Stored data
╔══
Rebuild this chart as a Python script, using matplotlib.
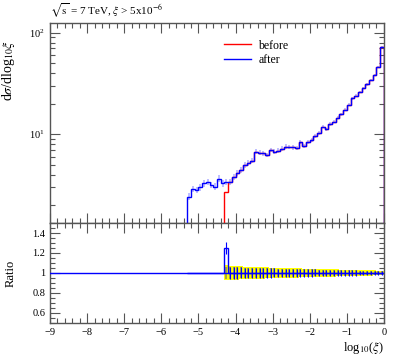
import matplotlib
matplotlib.use("Agg")
import matplotlib.pyplot as plt
from matplotlib.ticker import MultipleLocator, LogLocator, NullFormatter
import numpy as np

plt.rcParams["font.family"] = ["Liberation Serif", "DejaVu Serif"]
plt.rcParams["mathtext.fontset"] = "stix"

# bin edges: log10(xi) from -5.3 to 0 in steps of 0.1
edges = np.round(np.arange(-5.3, 0.0001, 0.1), 2)

# dsigma/dlog10(xi), "after"
after = [2.42, 2.9, 2.82, 3.0, 3.28, 3.4, 3.16, 3.04, 3.65, 3.28,
         3.4, 3.4, 3.81, 4.12, 4.44, 4.98, 5.18, 5.5, 6.73, 6.58,
         6.5, 6.24, 7.0, 6.73, 6.9, 7.2, 7.54, 7.45, 7.4, 7.3,
         8.45, 7.66, 8.45, 8.8, 9.6, 10.3, 11.9, 11.2, 12.6, 13.3,
         14.5, 15.8, 17.5, 19.5, 22.5, 24.0, 26.0, 28.5, 31.0, 34.0,
         38.0, 46.0, 72.0]
# "before" (empty below log10(xi) = -4.3)
before = [0, 0, 0, 0, 0, 0, 0, 0, 0, 0,
          2.72, 3.4, 3.81, 4.12, 4.44, 4.98, 5.18, 5.5, 6.73, 6.58,
          6.5, 6.24, 7.0, 6.73, 6.9, 7.2, 7.54, 7.45, 7.4, 7.3,
          8.45, 7.66, 8.45, 8.8, 9.6, 10.3, 11.9, 11.2, 12.6, 13.3,
          14.5, 15.8, 17.5, 19.5, 22.5, 24.0, 26.0, 28.5, 31.0, 34.0,
          38.0, 46.0, 72.0]
# relative uncertainties per bin
rel_err = [0.08, 0.075, 0.075, 0.075, 0.075, 0.075, 0.075, 0.075, 0.075, 0.075,
           0.075, 0.07, 0.068, 0.066, 0.065, 0.063, 0.062, 0.06, 0.058, 0.057,
           0.056, 0.055, 0.054, 0.053, 0.052, 0.05, 0.049, 0.048, 0.047, 0.046,
           0.045, 0.044, 0.043, 0.042, 0.041, 0.04, 0.039, 0.038, 0.037, 0.036,
           0.035, 0.034, 0.033, 0.032, 0.031, 0.03, 0.029, 0.028, 0.027, 0.026,
           0.025, 0.023, 0.02]

after = np.array(after)
before = np.array(before)
rel_err = np.array(rel_err)
centers = 0.5 * (edges[:-1] + edges[1:])
first = np.argmax(before > 0)
ratio = np.where(before > 0, after / np.where(before > 0, before, 1), 1.0)

fig = plt.figure(figsize=(3.97, 3.58), dpi=100)
ax = fig.add_axes([0.126, 0.377, 0.841, 0.559])
rax = fig.add_axes([0.126, 0.098, 0.841, 0.279])

ymin, ymax = 1.33, 125

# main panel
ax.vlines(centers, after * (1 - rel_err), after * (1 + rel_err),
          color="#8080ff", lw=1.2, alpha=0.6, zorder=2)
ax.stairs(before[first:], edges[first:], baseline=1e-3, color="red", lw=1.0,
          label="before", zorder=3)
ax.stairs(after, edges, baseline=1e-3, color="blue", lw=1.0, label="after", zorder=4)
ax.set_yscale("log")
ax.set_xlim(-9, 0)
ax.set_ylim(ymin, ymax)
ax.set_ylabel(r"d$\sigma$/dlog$_{10}\xi$", fontsize=10)
ax.yaxis.set_label_coords(-0.1, 0.76)
ax.text(0.0, 1.06, r"$\sqrt{\mathrm{s}}$ = 7 TeV, $\xi$ > 5x10$^{-6}$",
        transform=ax.transAxes, fontsize=8, ha="left", va="center")
ax.legend(loc="upper left", bbox_to_anchor=(0.49, 0.97), frameon=False,
          fontsize=8.5, handlelength=2.3, handletextpad=0.6, labelspacing=0.25)
ax.tick_params(labelbottom=False)
ax.yaxis.set_major_locator(LogLocator(base=10, numticks=5))
ax.yaxis.set_minor_locator(LogLocator(base=10, subs=np.arange(2, 10), numticks=10))
ax.yaxis.set_minor_formatter(NullFormatter())

# ratio panel
rax.axhline(1.0, color="blue", lw=1.0, zorder=3)
rax.stairs(1 + rel_err[first:], edges[first:], baseline=1 - rel_err[first:],
           fill=True, color="yellow", lw=0, zorder=1)
rax.vlines(centers[first:], 1 - 0.85 * rel_err[first:], 1 + 0.85 * rel_err[first:],
           color="#707070", lw=1.3, alpha=0.7, zorder=2)
rax.vlines(centers[first:], ratio[first:] - 0.85 * rel_err[first:],
           ratio[first:] + 0.85 * rel_err[first:], color="blue", lw=0.8, zorder=3)
rax.stairs(ratio, edges, baseline=None, color="blue", lw=1.0, zorder=4)
rax.set_xlim(-9, 0)
rax.set_ylim(0.5, 1.5)
rax.set_yticks([0.6, 0.8, 1.0, 1.2, 1.4])
rax.set_yticklabels(["0.6", "0.8", "1", "1.2", "1.4"])
rax.yaxis.set_minor_locator(MultipleLocator(0.05))
rax.set_ylabel("Ratio", fontsize=9)
rax.yaxis.set_label_coords(-0.1, 0.5)
rax.set_xlabel(r"log$_{10}$($\xi$)", fontsize=9, loc="right", labelpad=2)

for a in (ax, rax):
    a.xaxis.set_major_locator(MultipleLocator(1))
    a.xaxis.set_minor_locator(MultipleLocator(0.2))
    a.tick_params(which="both", direction="in", top=True, right=True,
                  color="#555555", labelsize=7.5)
    a.tick_params(which="major", length=7, width=0.8)
    a.tick_params(which="minor", length=3.5, width=0.8)
    for s in a.spines.values():
        s.set_color("#555555")
        s.set_linewidth(1.0)

fig.savefig("out.png", dpi=100)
╚══
Problem statement
Up to and including the line with "edges = np.round(np.arange(-5.3, 0.0001, 0.1), 2)", copy the data above from its first line. Skip pictures.

Output of the exercise
Rebuild this chart as a Python script, using matplotlib.
import matplotlib
matplotlib.use("Agg")
import matplotlib.pyplot as plt
from matplotlib.ticker import MultipleLocator, LogLocator, NullFormatter
import numpy as np

plt.rcParams["font.family"] = ["Liberation Serif", "DejaVu Serif"]
plt.rcParams["mathtext.fontset"] = "stix"

# bin edges: log10(xi) from -5.3 to 0 in steps of 0.1
edges = np.round(np.arange(-5.3, 0.0001, 0.1), 2)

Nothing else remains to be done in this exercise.